[ClusterLabs] drbd clone not becoming master

Fri Nov 3 15:49:59 CET 2017

On Thu, 2017-11-02 at 23:18 +0100, Dennis Jacobfeuerborn wrote:
> On 02.11.2017 23:08, Dennis Jacobfeuerborn wrote:
> > Hi,
> > I'm setting up a redundant NFS server for some experiments but
> > almost
> > immediately ran into a strange issue. The drbd clone resource never
> > promotes either of the to clones to the Master state.
> > 
> > The state says this:
> > 
> >  Master/Slave Set: drbd-clone [drbd]
> >      Slaves: [ nfsserver1 nfsserver2 ]
> >  metadata-fs	(ocf::heartbeat:Filesystem):	Stopped
> > 
> > The resource configuration looks like this:
> > 
> > Resources:
> >  Master: drbd-clone
> >   Meta Attrs: master-node-max=1 clone-max=2 notify=true master-
> > max=1
> > clone-node-max=1
> >   Resource: drbd (class=ocf provider=linbit type=drbd)
> >    Attributes: drbd_resource=r0
> >    Operations: demote interval=0s timeout=90 (drbd-demote-interval-
> > 0s)
> >                monitor interval=60s (drbd-monitor-interval-60s)
> >                promote interval=0s timeout=90 (drbd-promote-
> > interval-0s)
> >                start interval=0s timeout=240 (drbd-start-interval-
> > 0s)
> >                stop interval=0s timeout=100 (drbd-stop-interval-0s)
> >  Resource: metadata-fs (class=ocf provider=heartbeat
> > type=Filesystem)
> >   Attributes: device=/dev/drbd/by-res/r0/0
> > directory=/var/lib/nfs_shared
> > fstype=ext4 options=noatime
> >   Operations: monitor interval=20 timeout=40
> > (metadata-fs-monitor-interval-20)
> >               start interval=0s timeout=60 (metadata-fs-start-
> > interval-0s)
> >               stop interval=0s timeout=60 (metadata-fs-stop-
> > interval-0s)
> > 
> > Location Constraints:
> > Ordering Constraints:
> >   promote drbd-clone then start metadata-fs (kind:Mandatory)
> > Colocation Constraints:
> >   metadata-fs with drbd-clone (score:INFINITY) (with-rsc-
> > role:Master)
> > 
> > Shouldn't one of the clones be promoted to the Master state
> > automatically?
> 
> I think the source of the issue is this:
> 
> Nov  2 23:12:03 nfsserver1 drbd(drbd)[4673]: ERROR: r0: Called
> /usr/sbin/crm_master -Q -l reboot -v 10000
> Nov  2 23:12:03 nfsserver1 drbd(drbd)[4673]: ERROR: r0: Exit code 107
> Nov  2 23:12:03 nfsserver1 drbd(drbd)[4673]: ERROR: r0: Command
> output:
> Nov  2 23:12:03 nfsserver1 lrmd[2163]:  notice:
> drbd_monitor_60000:4673:stderr [ Error signing on to the CIB service:
> Transport endpoint is not connected ]
> 
> It seems the drbd resource agent tries to use crm_master to promote
> the
> clone but fails because it cannot "sign on to the CIB service". Does
> anybody know what that means?
> 
> Regards,
>   Dennis
> 

That's odd, it should only happen if the cluster is not running, but
then the agent wouldn't have been called.

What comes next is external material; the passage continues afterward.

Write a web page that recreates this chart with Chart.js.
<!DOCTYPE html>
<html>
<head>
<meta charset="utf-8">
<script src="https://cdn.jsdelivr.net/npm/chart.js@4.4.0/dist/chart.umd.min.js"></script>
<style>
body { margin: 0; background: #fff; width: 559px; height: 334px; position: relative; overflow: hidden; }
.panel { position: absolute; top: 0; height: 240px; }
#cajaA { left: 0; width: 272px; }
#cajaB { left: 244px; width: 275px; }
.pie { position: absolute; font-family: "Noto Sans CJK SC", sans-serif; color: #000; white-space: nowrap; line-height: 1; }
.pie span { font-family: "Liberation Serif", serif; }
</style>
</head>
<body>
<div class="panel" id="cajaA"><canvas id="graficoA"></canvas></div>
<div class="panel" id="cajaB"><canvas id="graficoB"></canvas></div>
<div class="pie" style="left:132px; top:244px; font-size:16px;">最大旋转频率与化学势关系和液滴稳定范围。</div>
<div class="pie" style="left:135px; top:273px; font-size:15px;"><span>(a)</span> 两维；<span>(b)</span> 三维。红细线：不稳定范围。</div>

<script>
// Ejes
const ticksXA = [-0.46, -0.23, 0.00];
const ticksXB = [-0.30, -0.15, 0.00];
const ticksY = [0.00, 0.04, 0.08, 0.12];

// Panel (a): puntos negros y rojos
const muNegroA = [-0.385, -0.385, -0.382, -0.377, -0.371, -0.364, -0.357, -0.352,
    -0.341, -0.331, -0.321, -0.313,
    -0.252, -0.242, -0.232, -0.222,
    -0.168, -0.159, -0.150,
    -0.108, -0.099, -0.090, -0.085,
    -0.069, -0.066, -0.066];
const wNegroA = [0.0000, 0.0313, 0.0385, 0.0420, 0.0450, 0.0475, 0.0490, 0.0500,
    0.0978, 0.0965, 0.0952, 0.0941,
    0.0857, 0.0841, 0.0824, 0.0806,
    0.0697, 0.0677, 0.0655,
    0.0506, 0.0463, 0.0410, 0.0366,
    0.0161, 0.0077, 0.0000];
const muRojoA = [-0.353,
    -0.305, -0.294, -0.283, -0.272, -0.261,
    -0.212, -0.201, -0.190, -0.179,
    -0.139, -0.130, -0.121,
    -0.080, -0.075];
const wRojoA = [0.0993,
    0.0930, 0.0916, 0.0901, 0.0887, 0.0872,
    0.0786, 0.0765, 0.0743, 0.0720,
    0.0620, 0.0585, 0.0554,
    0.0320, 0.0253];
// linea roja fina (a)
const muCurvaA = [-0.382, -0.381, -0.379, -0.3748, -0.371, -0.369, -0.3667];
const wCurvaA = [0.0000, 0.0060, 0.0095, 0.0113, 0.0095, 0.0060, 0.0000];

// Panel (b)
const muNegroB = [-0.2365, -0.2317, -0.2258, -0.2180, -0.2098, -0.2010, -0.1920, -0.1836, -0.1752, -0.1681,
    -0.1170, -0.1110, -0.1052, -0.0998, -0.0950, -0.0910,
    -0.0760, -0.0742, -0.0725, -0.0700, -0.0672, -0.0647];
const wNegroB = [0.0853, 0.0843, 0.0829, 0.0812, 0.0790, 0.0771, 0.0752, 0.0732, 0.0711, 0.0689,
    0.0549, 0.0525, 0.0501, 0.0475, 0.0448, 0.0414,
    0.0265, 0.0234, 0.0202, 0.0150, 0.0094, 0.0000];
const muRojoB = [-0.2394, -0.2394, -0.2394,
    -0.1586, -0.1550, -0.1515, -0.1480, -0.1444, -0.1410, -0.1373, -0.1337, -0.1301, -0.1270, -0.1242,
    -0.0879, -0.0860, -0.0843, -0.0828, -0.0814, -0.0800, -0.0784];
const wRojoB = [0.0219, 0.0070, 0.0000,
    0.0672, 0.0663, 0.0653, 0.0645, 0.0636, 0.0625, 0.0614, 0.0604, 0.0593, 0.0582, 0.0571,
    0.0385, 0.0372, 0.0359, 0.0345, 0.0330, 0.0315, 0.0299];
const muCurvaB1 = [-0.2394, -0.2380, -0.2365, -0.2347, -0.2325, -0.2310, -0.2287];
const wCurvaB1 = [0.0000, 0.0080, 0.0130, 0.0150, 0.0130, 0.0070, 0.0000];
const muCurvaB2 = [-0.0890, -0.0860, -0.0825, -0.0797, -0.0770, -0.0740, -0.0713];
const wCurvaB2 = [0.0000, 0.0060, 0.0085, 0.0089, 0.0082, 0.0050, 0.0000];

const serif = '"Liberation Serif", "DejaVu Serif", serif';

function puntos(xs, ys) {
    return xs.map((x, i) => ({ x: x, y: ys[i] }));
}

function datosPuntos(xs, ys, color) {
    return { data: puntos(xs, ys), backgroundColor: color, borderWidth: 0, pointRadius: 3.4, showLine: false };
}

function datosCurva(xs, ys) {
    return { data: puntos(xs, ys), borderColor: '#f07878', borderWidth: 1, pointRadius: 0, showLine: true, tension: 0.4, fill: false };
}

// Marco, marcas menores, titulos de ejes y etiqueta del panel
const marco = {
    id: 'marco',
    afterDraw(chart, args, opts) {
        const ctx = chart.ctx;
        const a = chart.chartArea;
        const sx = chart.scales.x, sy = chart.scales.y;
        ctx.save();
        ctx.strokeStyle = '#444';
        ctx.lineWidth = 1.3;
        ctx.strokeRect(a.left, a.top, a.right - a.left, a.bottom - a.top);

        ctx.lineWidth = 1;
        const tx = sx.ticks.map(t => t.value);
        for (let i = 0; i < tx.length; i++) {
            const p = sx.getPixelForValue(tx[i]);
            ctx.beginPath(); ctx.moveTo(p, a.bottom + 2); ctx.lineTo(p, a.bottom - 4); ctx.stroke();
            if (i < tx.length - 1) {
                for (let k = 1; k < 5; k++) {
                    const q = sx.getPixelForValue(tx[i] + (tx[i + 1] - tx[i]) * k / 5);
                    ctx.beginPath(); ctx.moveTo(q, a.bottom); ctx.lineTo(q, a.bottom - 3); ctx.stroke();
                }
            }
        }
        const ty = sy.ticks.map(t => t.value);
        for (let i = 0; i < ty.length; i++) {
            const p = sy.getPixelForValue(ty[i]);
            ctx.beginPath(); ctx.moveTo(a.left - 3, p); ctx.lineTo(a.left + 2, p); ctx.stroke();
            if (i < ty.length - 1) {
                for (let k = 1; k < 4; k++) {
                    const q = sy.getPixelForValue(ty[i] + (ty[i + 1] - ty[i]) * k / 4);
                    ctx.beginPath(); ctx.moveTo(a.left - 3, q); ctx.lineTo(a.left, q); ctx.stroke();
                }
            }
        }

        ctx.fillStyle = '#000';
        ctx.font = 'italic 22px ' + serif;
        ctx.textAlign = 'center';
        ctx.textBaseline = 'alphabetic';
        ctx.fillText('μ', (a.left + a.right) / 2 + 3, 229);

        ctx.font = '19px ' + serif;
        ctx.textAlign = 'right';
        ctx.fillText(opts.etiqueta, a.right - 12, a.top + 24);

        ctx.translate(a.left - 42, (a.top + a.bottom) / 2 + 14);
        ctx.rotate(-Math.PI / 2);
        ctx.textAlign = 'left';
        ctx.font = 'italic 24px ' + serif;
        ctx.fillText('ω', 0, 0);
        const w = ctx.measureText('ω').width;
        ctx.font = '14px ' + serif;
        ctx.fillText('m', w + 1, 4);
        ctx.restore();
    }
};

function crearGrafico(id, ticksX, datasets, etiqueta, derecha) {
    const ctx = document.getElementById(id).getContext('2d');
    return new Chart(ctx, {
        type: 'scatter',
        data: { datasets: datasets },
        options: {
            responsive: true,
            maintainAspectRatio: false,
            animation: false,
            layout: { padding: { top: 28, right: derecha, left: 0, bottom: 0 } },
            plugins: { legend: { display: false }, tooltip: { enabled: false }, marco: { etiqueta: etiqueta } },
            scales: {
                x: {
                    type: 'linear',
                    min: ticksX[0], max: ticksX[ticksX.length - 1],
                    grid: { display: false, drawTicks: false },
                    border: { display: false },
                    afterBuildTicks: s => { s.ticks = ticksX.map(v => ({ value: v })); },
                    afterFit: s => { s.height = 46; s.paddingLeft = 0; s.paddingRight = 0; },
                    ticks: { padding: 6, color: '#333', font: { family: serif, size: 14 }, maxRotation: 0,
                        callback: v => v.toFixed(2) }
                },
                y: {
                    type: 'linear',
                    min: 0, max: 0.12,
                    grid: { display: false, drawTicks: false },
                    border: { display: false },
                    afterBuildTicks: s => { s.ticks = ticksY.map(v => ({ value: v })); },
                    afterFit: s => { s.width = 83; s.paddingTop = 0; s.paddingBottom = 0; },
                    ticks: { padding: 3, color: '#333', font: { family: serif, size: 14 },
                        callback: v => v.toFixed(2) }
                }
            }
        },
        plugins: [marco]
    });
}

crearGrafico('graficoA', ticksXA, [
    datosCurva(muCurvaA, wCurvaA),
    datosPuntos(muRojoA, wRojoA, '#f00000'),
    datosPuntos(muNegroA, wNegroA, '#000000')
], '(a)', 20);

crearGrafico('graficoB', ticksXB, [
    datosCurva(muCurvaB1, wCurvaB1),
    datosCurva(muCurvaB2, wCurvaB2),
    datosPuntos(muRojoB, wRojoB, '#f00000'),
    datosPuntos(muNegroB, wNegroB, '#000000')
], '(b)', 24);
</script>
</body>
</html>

The CIB is one of the core daemons of pacemaker; it manages the cluster
configuration and status. If it's not running, the cluster can't do
anything.

Perhaps the CIB is crashing, or something is blocking the communication
between the agent and the CIB.
-- 
Ken Gaillot <kgaillot at redhat.com>